If you think that’s a troll, you have issues with reality. You can’t just create your own version of Windows (even one like Wine) without repercussions. Get over yourself.
Putting a bunch of APIs together in such a way as to create an entire copyrighted OS inside of another one 100% should be. You want to make DirectX itself for Linux, fine. But don’t tell me you think putting it and a ton of other Windows libraries together – even ones made “clean” – to run an OS very closely to its target OS (and this isn’t emulation, it’s making your own version of an OS) is not a problem.
Like I said, making Wine and using it casually for a single person isn’t the real issue here. It’s concerning, yes, but when a single user is using it for their own purposes, I think there’s nothing huge to be concerned with. When a major gaming corporation is using it as part of their own software running under a piece of their own hardware for financial gain – really? You don’t see the issue? How has Microsoft not seriously put an end to this already? If Microsoft is giving their blessing to this, they are opening up all sorts of copyright infringement across the board for software of all kinds.
Maybe if your mind is tainted by “Free software is holy and can never be wrong”, you have this idea that it’s fine. Free software is fine on its own as long as it follows a set of ethical and legal rules.
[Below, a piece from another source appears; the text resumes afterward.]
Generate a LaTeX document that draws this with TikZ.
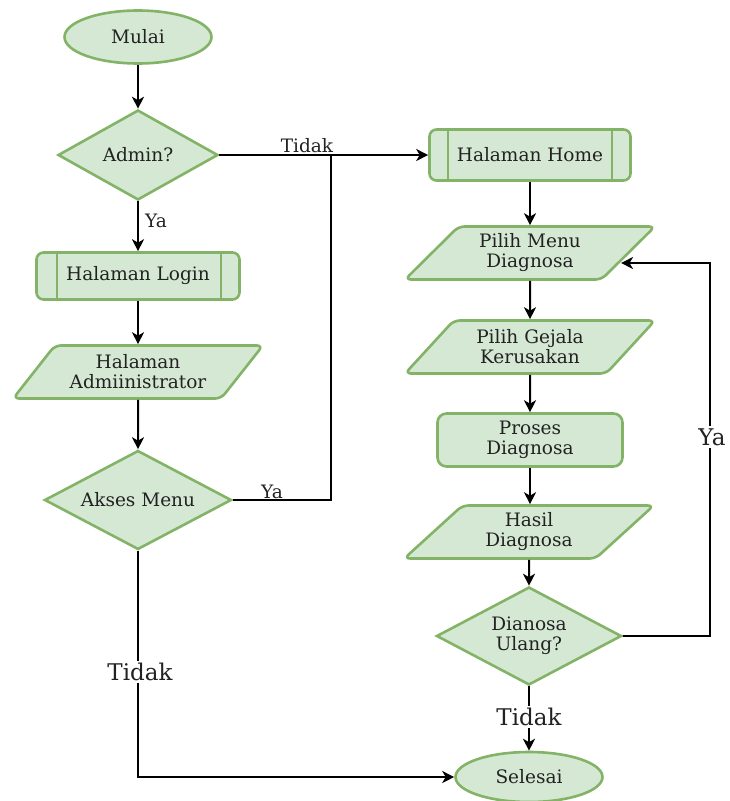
\documentclass[tikz,border=0pt]{standalone}
\usepackage{fontspec}
\setmainfont{DejaVu Serif}
\usetikzlibrary{shapes.geometric,arrows.meta,calc}
\definecolor{gfill}{HTML}{D5E8D4}
\definecolor{gdraw}{HTML}{82B366}
\definecolor{txt}{HTML}{222222}
\begin{document}
\begin{tikzpicture}[x=1pt,y=-1pt,
 base/.style={draw=gdraw,fill=gfill,line width=2.6pt,font=\fontsize{18.5}{20}\selectfont,align=center,inner sep=0pt,text=txt},
 term/.style={base,ellipse,minimum width=147pt,minimum height=53pt},
 dec/.style={base,diamond,aspect=1.8},
 io/.style={base,trapezium,trapezium left angle=45,trapezium right angle=135,trapezium stretches=true,minimum width=250pt,minimum height=53pt,rounded corners=6pt},
 proc/.style={base,rectangle,rounded corners=9pt,minimum width=185pt,minimum height=53pt},
 sub/.style={base,rectangle,rounded corners=7pt},
 arr/.style={-{Stealth[length=12pt,width=12pt,inset=3.5pt]},line width=2pt},
 conn/.style={line width=1.6pt},
 lab/.style={font=\fontsize{18.5}{20}\selectfont,inner sep=1pt,text=txt},
 biglab/.style={font=\fontsize{23}{25}\selectfont,fill=white,inner sep=2pt,text=txt}]
\useasboundingbox (0,0) rectangle (730,801);

% left column
\node[term] (mulai) at (138,37) {Mulai};
\node[dec,minimum width=160pt,minimum height=90pt] (admin) at (138,155) {Admin?};
\node[sub,minimum width=203pt,minimum height=47pt] (login) at (138,276) {Halaman Login};
\draw[gdraw,line width=1.8pt] ([xshift=22pt]login.north west) -- ([xshift=22pt]login.south west);
\draw[gdraw,line width=1.8pt] ([xshift=-20pt]login.north east) -- ([xshift=-20pt]login.south east);
\node[io] (admpage) at (138,372) {Halaman\\Admiinistrator};
\node[dec,minimum width=187pt,minimum height=99pt] (akses) at (138,500) {Akses Menu};

% right column
\node[sub,minimum width=201pt,minimum height=51pt] (home) at (530,155) {Halaman Home};
\draw[gdraw,line width=1.8pt] ([xshift=20pt]home.north west) -- ([xshift=20pt]home.south west);
\draw[gdraw,line width=1.8pt] ([xshift=-20pt]home.north east) -- ([xshift=-20pt]home.south east);
\node[io] (pmenu) at (530,253) {Pilih Menu\\Diagnosa};
\node[io] (gejala) at (530,347) {Pilih Gejala\\Kerusakan};
\node[proc] (proses) at (530,440) {Proses\\Diagnosa};
\node[io] (hasil) at (529,532) {Hasil\\Diagnosa};
\node[dec,minimum width=185pt,minimum height=98pt] (ulang) at (529,636) {Dianosa\\Ulang?};
\node[term,minimum height=50pt] (selesai) at (529,777) {Selesai};

% junction coordinates
\coordinate (j) at (331,155);
\coordinate (r1) at (710,636);
\coordinate (r2) at (710,263);
\coordinate (bl) at (138,777);

% connectors
\draw[arr] (mulai) -- (admin);
\draw[arr] (admin) -- (login);
\node[lab,anchor=west] (ya1) at (144,221) {Ya};
\draw[arr] (login) -- (admpage);
\draw[arr] (admpage) -- (akses);
\draw[arr,line width=1.6pt] (admin.east) -- (home.west);
\node[lab,anchor=south] (tidak1) at (307,154) {Tidak};
\draw[conn] (akses.east) -| (j);
\node[lab,anchor=south] (ya2) at (272,500) {Ya};
\draw[arr,line width=1.6pt] (akses.south) -- (bl) -- (selesai.west);
\node[biglab] (tidak2) at (140,672) {Tidak};

\draw[arr] (home) -- (pmenu);
\draw[arr] (pmenu) -- (gejala);
\draw[arr] (gejala) -- (proses);
\draw[arr] (proses.south) -- (proses.south |- hasil.north);
\draw[arr] (hasil) -- (ulang);
\draw[arr] (ulang.south) -- (selesai.north);
\node[biglab] (tidak3) at (529,717) {Tidak};
\draw[arr,line width=1.6pt] (ulang.east) -- (r1) -- (r2) -- ([shift={(-9pt,-10pt)}]pmenu.east);
\node[biglab] (ya3) at (712,437) {Ya};
\end{tikzpicture}
\end{document}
Wine is definitely not doing this by allowing Valve to take their fork and making it part of their Switch-like hardware. Valve is specifically going full on Linux to avoid paying Microsoft for the rights to Windows on their machine, and using Wine/Proton to do this is simply wrong, no matter how you look at it.
I cannot believe anyone sees me as in the wrong on this issue. Valve should have pushed harder for native Linux gaming, but they failed, so they should have given up. Instead, they decided to do the wrong thing with something that should have been stopped from day one.